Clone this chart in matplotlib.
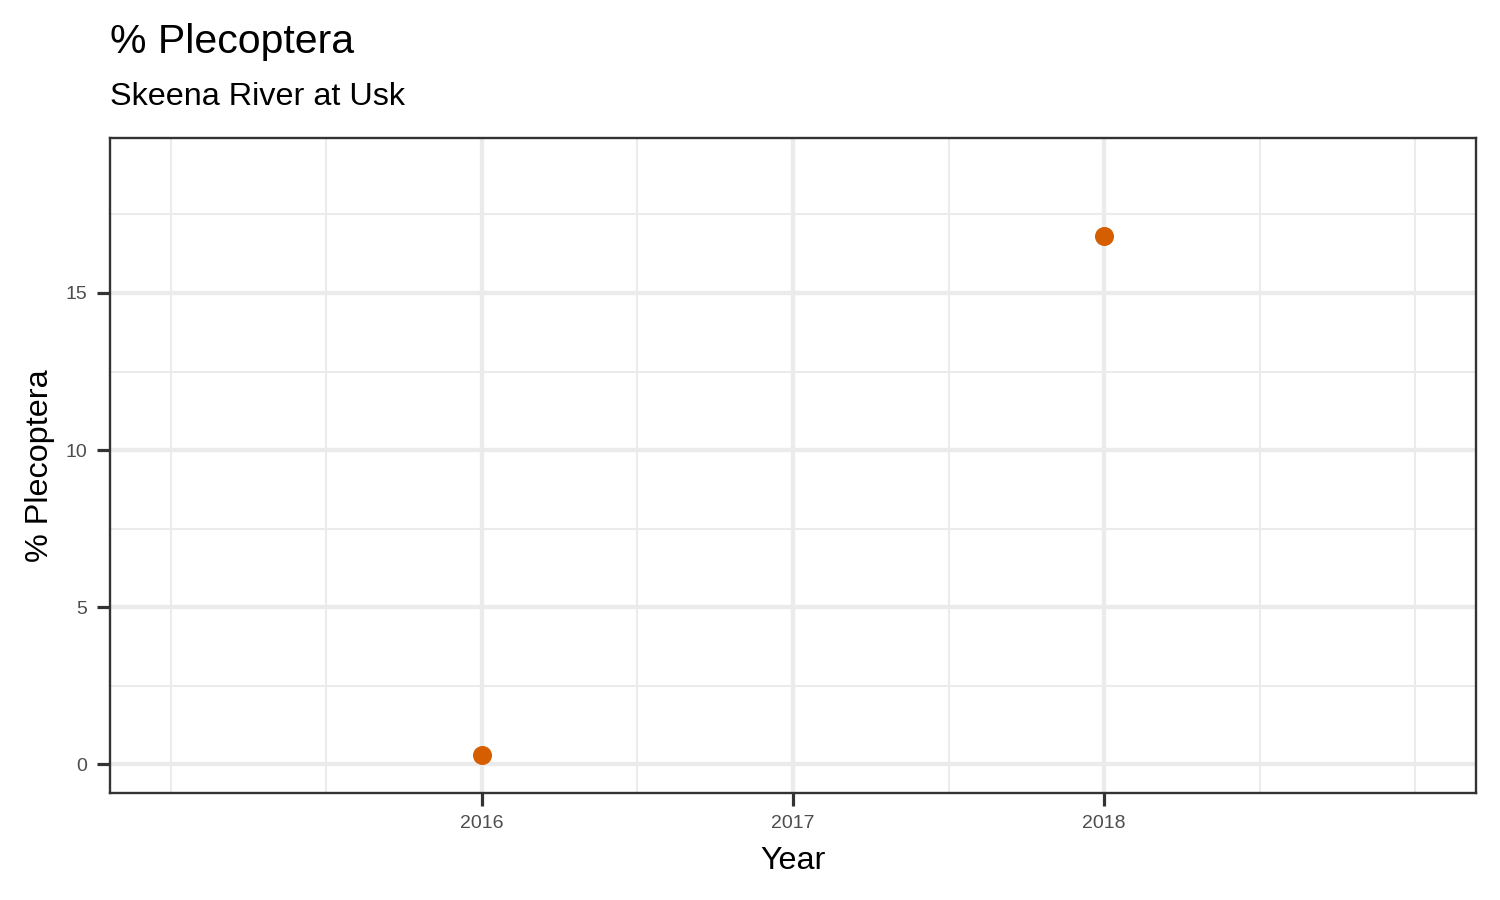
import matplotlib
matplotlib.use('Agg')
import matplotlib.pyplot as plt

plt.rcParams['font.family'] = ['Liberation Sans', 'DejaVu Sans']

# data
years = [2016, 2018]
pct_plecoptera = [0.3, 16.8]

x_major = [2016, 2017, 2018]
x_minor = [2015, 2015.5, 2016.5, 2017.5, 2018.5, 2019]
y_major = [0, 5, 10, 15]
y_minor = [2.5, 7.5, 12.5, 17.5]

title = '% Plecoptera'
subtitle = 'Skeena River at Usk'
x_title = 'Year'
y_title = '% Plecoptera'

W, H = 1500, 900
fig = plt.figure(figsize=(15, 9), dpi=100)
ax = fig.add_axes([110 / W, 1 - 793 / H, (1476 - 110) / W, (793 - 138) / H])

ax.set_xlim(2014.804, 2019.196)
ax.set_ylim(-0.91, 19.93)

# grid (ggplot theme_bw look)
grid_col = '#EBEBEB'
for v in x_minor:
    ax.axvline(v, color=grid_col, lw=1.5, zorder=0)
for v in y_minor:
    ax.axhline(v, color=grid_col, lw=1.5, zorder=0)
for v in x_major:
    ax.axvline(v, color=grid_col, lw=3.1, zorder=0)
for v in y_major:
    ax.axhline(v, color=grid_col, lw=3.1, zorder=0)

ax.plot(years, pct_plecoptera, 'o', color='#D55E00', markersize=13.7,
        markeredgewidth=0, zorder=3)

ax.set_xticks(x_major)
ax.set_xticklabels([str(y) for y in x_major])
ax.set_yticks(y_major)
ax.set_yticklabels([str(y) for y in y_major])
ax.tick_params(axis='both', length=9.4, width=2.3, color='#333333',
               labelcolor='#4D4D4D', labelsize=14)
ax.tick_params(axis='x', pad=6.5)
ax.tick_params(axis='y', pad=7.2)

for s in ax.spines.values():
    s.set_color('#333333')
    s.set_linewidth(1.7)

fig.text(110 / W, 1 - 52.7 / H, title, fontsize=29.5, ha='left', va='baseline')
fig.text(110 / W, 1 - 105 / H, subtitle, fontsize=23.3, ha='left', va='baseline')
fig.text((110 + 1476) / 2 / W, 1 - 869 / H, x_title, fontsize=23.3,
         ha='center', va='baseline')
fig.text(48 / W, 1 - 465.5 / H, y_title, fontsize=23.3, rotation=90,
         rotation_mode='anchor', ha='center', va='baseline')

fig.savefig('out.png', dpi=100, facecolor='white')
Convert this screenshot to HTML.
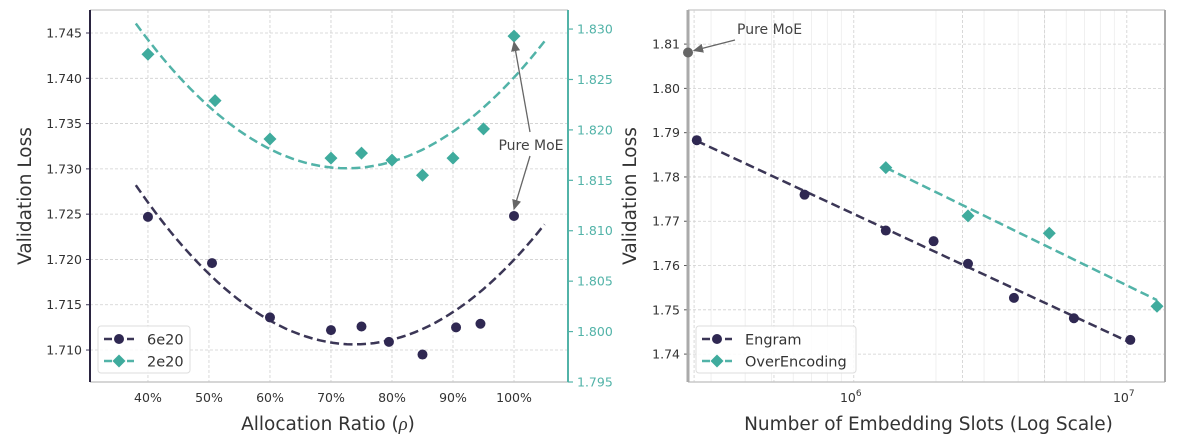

━━━━━━

◆ WHAT YOU SHOULD DO
Transcribe every entry word for word, but skip the pictures.

◆ REPLY TO THE TASK
Clone this chart in matplotlib.
import matplotlib
matplotlib.use('Agg')
import matplotlib.pyplot as plt

plt.rcParams['font.family'] = ['Liberation Sans', 'DejaVu Sans']

# data
years = [2016, 2018]
pct_plecoptera = [0.3, 16.8]

x_major = [2016, 2017, 2018]
x_minor = [2015, 2015.5, 2016.5, 2017.5, 2018.5, 2019]
y_major = [0, 5, 10, 15]
y_minor = [2.5, 7.5, 12.5, 17.5]

title = '% Plecoptera'
subtitle = 'Skeena River at Usk'
x_title = 'Year'
y_title = '% Plecoptera'

W, H = 1500, 900
fig = plt.figure(figsize=(15, 9), dpi=100)
ax = fig.add_axes([110 / W, 1 - 793 / H, (1476 - 110) / W, (793 - 138) / H])

ax.set_xlim(2014.804, 2019.196)
ax.set_ylim(-0.91, 19.93)

# grid (ggplot theme_bw look)
grid_col = '#EBEBEB'
for v in x_minor:
    ax.axvline(v, color=grid_col, lw=1.5, zorder=0)
for v in y_minor:
    ax.axhline(v, color=grid_col, lw=1.5, zorder=0)
for v in x_major:
    ax.axvline(v, color=grid_col, lw=3.1, zorder=0)
for v in y_major:
    ax.axhline(v, color=grid_col, lw=3.1, zorder=0)

ax.plot(years, pct_plecoptera, 'o', color='#D55E00', markersize=13.7,
        markeredgewidth=0, zorder=3)

ax.set_xticks(x_major)
ax.set_xticklabels([str(y) for y in x_major])
ax.set_yticks(y_major)
ax.set_yticklabels([str(y) for y in y_major])
ax.tick_params(axis='both', length=9.4, width=2.3, color='#333333',
               labelcolor='#4D4D4D', labelsize=14)
ax.tick_params(axis='x', pad=6.5)
ax.tick_params(axis='y', pad=7.2)

for s in ax.spines.values():
    s.set_color('#333333')
    s.set_linewidth(1.7)

fig.text(110 / W, 1 - 52.7 / H, title, fontsize=29.5, ha='left', va='baseline')
fig.text(110 / W, 1 - 105 / H, subtitle, fontsize=23.3, ha='left', va='baseline')
fig.text((110 + 1476) / 2 / W, 1 - 869 / H, x_title, fontsize=23.3,
         ha='center', va='baseline')
fig.text(48 / W, 1 - 465.5 / H, y_title, fontsize=23.3, rotation=90,
         rotation_mode='anchor', ha='center', va='baseline')

fig.savefig('out.png', dpi=100, facecolor='white')
Convert this screenshot to HTML.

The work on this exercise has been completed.